* Written request
Show each line of the data below that has the string "this" in it.

* Data for the task
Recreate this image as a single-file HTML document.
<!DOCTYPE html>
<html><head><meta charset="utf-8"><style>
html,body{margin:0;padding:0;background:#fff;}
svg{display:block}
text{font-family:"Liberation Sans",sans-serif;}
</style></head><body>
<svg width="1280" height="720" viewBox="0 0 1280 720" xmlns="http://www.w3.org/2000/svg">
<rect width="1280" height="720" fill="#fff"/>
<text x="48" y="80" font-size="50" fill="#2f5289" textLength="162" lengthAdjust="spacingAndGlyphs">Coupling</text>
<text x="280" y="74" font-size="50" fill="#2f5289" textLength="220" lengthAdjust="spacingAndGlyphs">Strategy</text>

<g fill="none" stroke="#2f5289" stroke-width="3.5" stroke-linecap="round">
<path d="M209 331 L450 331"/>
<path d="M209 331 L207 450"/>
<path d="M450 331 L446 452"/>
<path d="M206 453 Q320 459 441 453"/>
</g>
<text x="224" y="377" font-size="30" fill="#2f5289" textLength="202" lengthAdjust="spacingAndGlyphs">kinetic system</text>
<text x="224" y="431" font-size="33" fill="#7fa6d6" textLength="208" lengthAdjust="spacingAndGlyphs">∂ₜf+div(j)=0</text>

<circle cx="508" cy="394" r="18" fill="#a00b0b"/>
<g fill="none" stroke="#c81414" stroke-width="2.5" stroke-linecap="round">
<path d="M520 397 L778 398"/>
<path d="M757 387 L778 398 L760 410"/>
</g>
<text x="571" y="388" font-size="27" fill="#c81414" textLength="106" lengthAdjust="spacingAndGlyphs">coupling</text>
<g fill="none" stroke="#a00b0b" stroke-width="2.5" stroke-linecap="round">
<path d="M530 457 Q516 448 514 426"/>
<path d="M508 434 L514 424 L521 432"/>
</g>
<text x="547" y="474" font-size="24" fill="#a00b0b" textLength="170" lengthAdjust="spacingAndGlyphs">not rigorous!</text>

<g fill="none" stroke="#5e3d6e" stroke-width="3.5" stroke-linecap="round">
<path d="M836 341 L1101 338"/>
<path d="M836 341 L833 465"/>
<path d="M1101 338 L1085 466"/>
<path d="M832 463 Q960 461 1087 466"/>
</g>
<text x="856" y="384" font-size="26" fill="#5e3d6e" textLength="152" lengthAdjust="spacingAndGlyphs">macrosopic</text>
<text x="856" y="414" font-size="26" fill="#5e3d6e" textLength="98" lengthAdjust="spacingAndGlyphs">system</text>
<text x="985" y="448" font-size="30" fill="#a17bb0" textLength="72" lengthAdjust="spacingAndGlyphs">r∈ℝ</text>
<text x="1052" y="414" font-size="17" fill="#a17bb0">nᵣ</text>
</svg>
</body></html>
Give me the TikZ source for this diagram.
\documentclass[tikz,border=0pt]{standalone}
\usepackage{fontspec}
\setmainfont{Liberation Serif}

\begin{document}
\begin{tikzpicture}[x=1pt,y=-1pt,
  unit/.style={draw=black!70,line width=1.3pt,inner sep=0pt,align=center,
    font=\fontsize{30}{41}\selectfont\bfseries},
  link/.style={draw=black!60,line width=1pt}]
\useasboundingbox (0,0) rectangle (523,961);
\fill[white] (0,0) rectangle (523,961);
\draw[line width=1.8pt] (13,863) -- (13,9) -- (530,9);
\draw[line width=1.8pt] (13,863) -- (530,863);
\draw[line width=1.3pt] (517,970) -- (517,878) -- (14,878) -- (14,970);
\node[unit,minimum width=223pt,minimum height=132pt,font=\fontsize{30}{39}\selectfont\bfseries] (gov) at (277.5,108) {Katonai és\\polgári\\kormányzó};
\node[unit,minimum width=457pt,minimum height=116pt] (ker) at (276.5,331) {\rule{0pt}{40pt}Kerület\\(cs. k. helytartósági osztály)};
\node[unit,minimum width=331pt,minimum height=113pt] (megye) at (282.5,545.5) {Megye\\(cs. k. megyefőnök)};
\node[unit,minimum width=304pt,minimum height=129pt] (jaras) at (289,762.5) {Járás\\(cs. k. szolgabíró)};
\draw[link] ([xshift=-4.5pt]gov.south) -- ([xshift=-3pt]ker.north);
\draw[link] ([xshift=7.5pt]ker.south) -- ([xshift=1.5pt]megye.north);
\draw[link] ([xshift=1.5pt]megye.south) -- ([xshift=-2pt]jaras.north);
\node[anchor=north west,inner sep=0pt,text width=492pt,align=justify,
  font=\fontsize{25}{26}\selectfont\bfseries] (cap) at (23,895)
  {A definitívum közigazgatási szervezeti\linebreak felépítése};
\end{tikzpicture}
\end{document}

* Task output
Recreate this image as a single-file HTML document.
Give me the TikZ source for this diagram.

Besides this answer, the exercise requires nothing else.